I remember getting caught trying to peel the picture of the car off her list. My punishment is to find the paste, repair the damage to the list AND to hug my sister AND say I’m sorry.
As the evening is comes to an end, it is time to place our stockings around the living room. We had no chimney so our parents had each child select a small area of the living room to lay claim to. On Christmas morning gifts left by Santa would be in the area claimed by each child. Some times there were larger shared gifts which would be left in a neutral zone. This year happened to have a couple larger gifts. My older brothers received a Hot Wheels Grand-Prix race car track set and a small number of cars. My sisters received some My-Size Barbies.
I had laid claim to a big blue lazy boy style rocking chair. Near the base of the chair (and the neutral zone) is where I discovered MY hot pink Barbie Corvette. It was more than likely bumped or nudged near my area. I was told MY pink Corvette belonged to my sisters. I cried long and loud in protest. I don’t know what the terms were which stopped my cries. All I knew was I was allowed to play with the car, as long as my sisters were playing too. I still insisted the car was mine and I was to share playing with it and my sisters were to share their Barbies with me.
My logic on this was somewhat reinforced when I wasn’t allowed to play with the Hot Wheels. Thinking about this now, it was probably a restriction due to the smaller cars being a choking hazard, but to me it meant the Barbie Corvette was mine and I got to play with Barbies.
My family’s tradition allowed for the Christmas gifts to be displayed/left in the living room under the tree for the rest of the holiday season. The children were allowed to play with the toys but instead of putting them away in our toy boxes, the toys could be put away under the tree. This wasn’t an issue until it was time to take the tree down and Oh! the fit that was thrown when MY Barbie Corvette was driven off to the girl’s room instead of mine. Over the next couple of years, each time the Corvette was brought out for play I stopped whatever I was doing and played with my sisters, the Barbies and MY car. I even remember times of begging to play Barbie.
My interest in Barbies and other feminine play was furthered when it was time to play dress-up. I don’t know who came up with the idea but my one of my two older sisters dressed me in a My-Size Barbie dress, had me dance with and kiss her My-Size Barbie. This happened enough for my older sister to come up with a feminine name for me (DeeDee, Diane, Deena or something. I now prefer to use the name Dana).

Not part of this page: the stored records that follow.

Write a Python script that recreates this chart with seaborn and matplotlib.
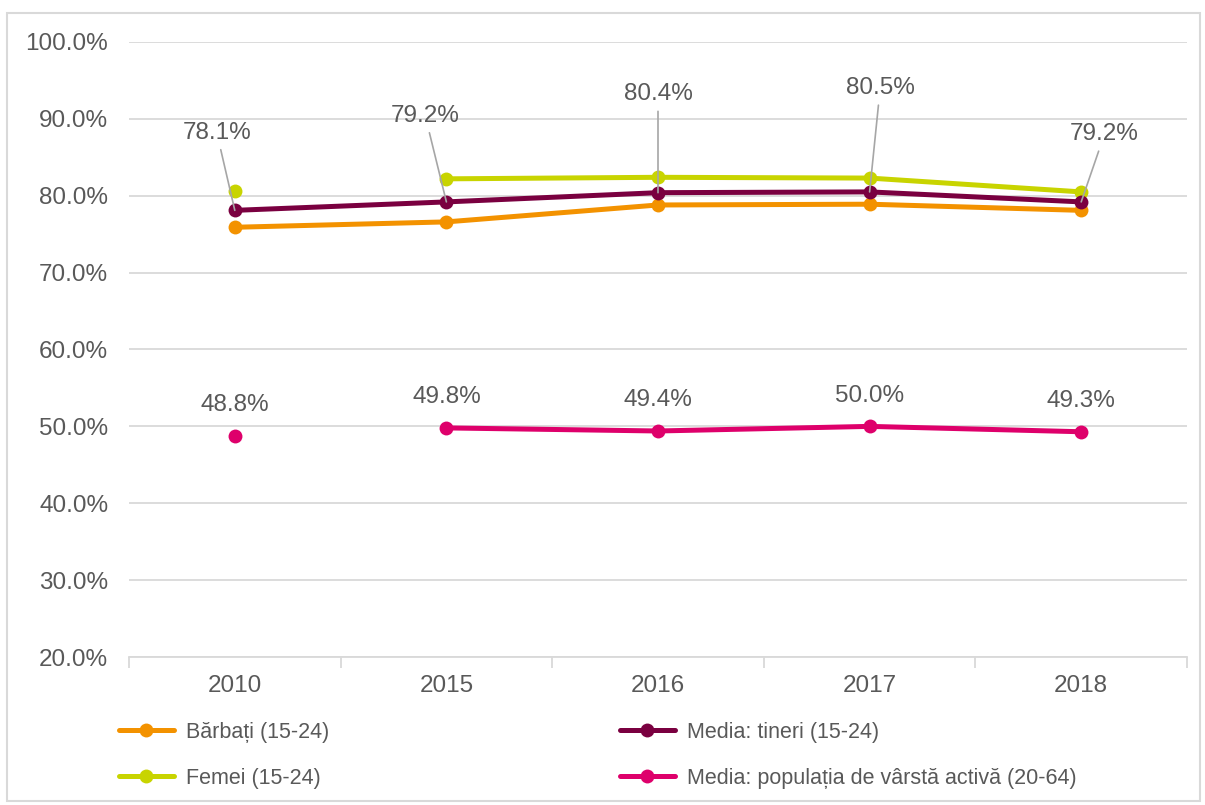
"""
Rata de ocupare / participare (15-24 vs 20-64), 2010-2018
Line chart recreated with seaborn
"""

import pandas as pd
import matplotlib.pyplot as plt
import seaborn as sns
from matplotlib.patches import Rectangle

# ============================================================================
# 1. DATA
# ============================================================================

years = ['2010', '2015', '2016', '2017', '2018']

barbati = [75.9, 76.6, 78.8, 78.9, 78.1]
femei = [80.6, 82.2, 82.4, 82.3, 80.5]
media_tineri = [78.1, 79.2, 80.4, 80.5, 79.2]
media_populatie = [48.8, 49.8, 49.4, 50.0, 49.3]

series_names = ['Bărbați (15-24)', 'Femei (15-24)',
                'Media: tineri (15-24)',
                'Media: populația de vârstă activă (20-64)']

# label positions for the "Media: tineri" call-outs (data coords)
tineri_label_x = [-0.085, 0.90, 2.0, 3.05, 4.11]
tineri_label_y = [88.2, 90.4, 93.2, 94.0, 88.0]

# ============================================================================
# 2. STYLE
# ============================================================================

sns.set_theme(style='white')
plt.rcParams['font.family'] = ['Liberation Sans', 'DejaVu Sans']

TEXT = '#595959'
GRID = '#D9D9D9'
colors = {
    'Bărbați (15-24)': '#F39200',
    'Femei (15-24)': '#C8D400',
    'Media: tineri (15-24)': '#7A0040',
    'Media: populația de vârstă activă (20-64)': '#DE006B',
}
FS = 17.5
FS_LEG = 15.5
LW = 3.6

# ============================================================================
# 3. BUILD LONG TABLE
# ============================================================================

rows = []
for name, vals in zip(series_names, [barbati, femei, media_tineri, media_populatie]):
    for i, v in enumerate(vals):
        # Femei and the 20-64 average have no line between 2010 and 2015
        seg = 'b' if (i > 0 and name in (series_names[1], series_names[3])) else 'a'
        rows.append({'pos': i, 'year': years[i], 'value': v, 'series': name, 'seg': seg})
df = pd.DataFrame(rows)

# ============================================================================
# 4. PLOT
# ============================================================================

fig = plt.figure(figsize=(12.05, 8.05), dpi=100)
ax = fig.add_axes([129 / 1205, 1 - 657 / 805, (1187 - 129) / 1205, (657 - 42) / 805])

for name in series_names:
    sub = df[df['series'] == name]
    for seg, part in sub.groupby('seg'):
        if len(part) > 1:
            sns.lineplot(data=part, x='pos', y='value', ax=ax, color=colors[name],
                         linewidth=LW, marker='o', markersize=10,
                         markeredgewidth=0, sort=True)
        else:
            sns.scatterplot(data=part, x='pos', y='value', ax=ax, color=colors[name],
                            s=100, linewidth=0, zorder=3)

# call-outs for Media tineri
for i, v in enumerate(media_tineri):
    ax.annotate(f'{v:.1f}%', xy=(i, v), xytext=(tineri_label_x[i], tineri_label_y[i]),
                ha='center', va='center', fontsize=FS, color=TEXT,
                arrowprops=dict(arrowstyle='-', color='#A6A6A6', lw=1.2,
                                shrinkA=2, shrinkB=0))

# labels for the 20-64 average
for i, v in enumerate(media_populatie):
    ax.annotate(f'{v:.1f}%', xy=(i, v), xytext=(0, 22), textcoords='offset points',
                ha='center', va='center', fontsize=FS, color=TEXT)

# axes
ax.set_xlim(-0.5, len(years) - 0.5)
ax.set_ylim(20, 100)
ax.set_yticks(range(20, 101, 10))
ax.set_yticklabels([f'{t:.1f}%' for t in range(20, 101, 10)])
ax.set_xticks(range(len(years)))
ax.set_xticklabels(years)
ax.set_xticks([i - 0.5 for i in range(len(years) + 1)], minor=True)
ax.set_xlabel('')
ax.set_ylabel('')

ax.grid(axis='y', color=GRID, linewidth=1.3)
ax.set_axisbelow(True)
for s in ['left', 'right', 'top']:
    ax.spines[s].set_visible(False)
ax.spines['bottom'].set_color(GRID)
ax.spines['bottom'].set_linewidth(1.3)

ax.tick_params(axis='y', length=0, pad=15, labelsize=FS, labelcolor=TEXT)
ax.tick_params(axis='x', which='major', length=0, pad=13, labelsize=FS, labelcolor=TEXT)
ax.tick_params(axis='x', which='minor', length=8, width=1.3, color=GRID, direction='out',
               bottom=True)

# legend
handles = [plt.Line2D([], [], color=colors[n], linewidth=LW, marker='o',
                      markersize=10, markeredgewidth=0) for n in series_names]
leg = fig.legend(handles, series_names, loc='upper left',
                 bbox_to_anchor=(119 / 1205, 1 - 722 / 805), ncol=2, frameon=False,
                 fontsize=FS_LEG, handlelength=2.55, handletextpad=0.56,
                 columnspacing=13.5, labelspacing=1.15, borderpad=0, borderaxespad=0)
for t in leg.get_texts():
    t.set_color(TEXT)

# outer frame
fig.patches.append(Rectangle((7 / 1205, 4 / 805), 1193 / 1205, 788 / 805,
                             transform=fig.transFigure, fill=False,
                             edgecolor=GRID, linewidth=1.5))

fig.savefig('out.png', dpi=100)
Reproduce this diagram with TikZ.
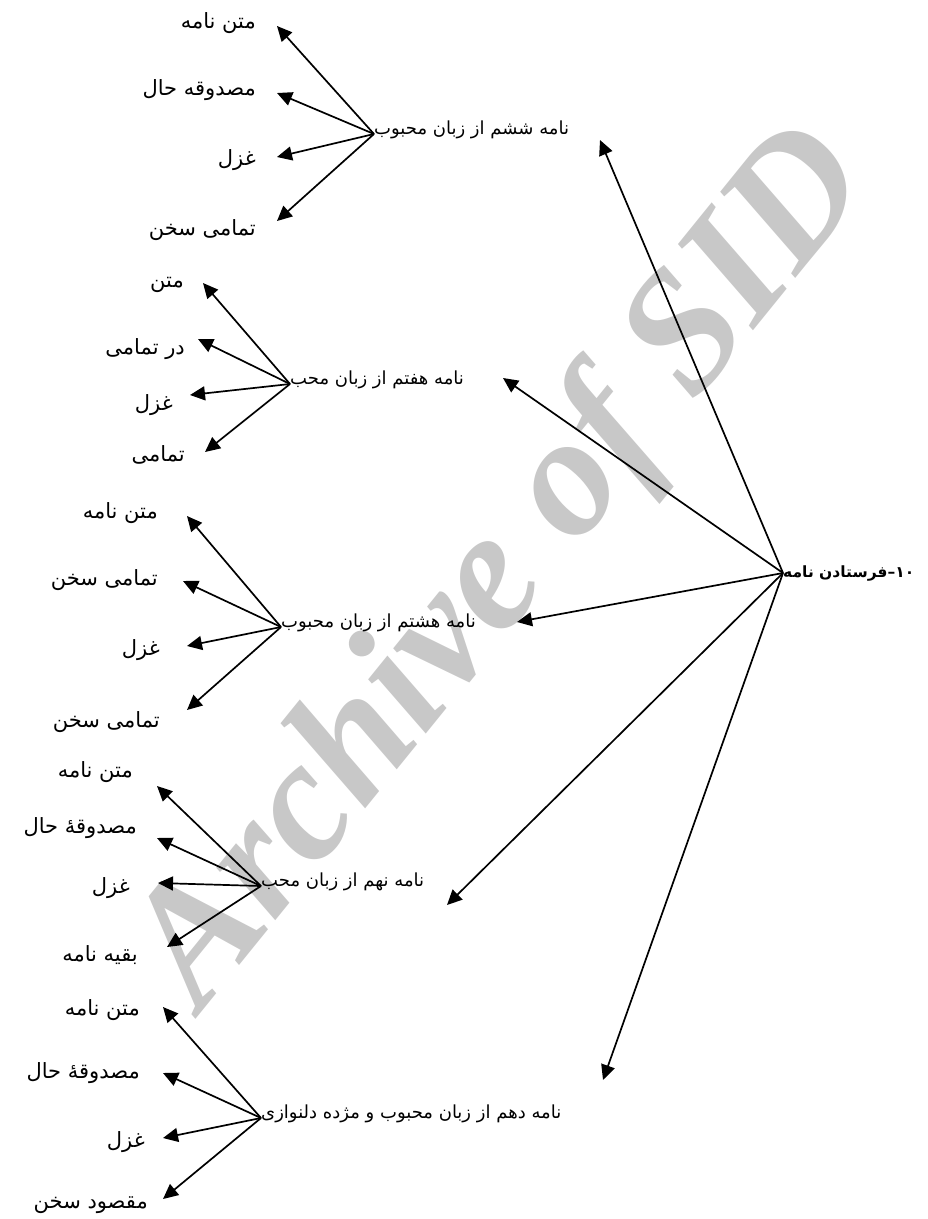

I know I continued to wear dresses during playtime as I still have an old Polaroid photo of me wearing a dress, some of my Mom’s heels with my sister showing me how to hold a purse. The dress in the picture was a blue taffeta trimmed in tulle. I remember wearing it often and calling it “My Make-It-Blue Dress”, naming it after the scene in Disney’s Sleeping Beauty where the fairies are fighting over the color of the dress using their magic. Changing it from pink to blue, and back again. I barely remember the dancing and kissing of the doll, but the feeling I felt wearing my dress, the calm comfort that comes from what has to be the core of my being, has been something I have chased my entire life.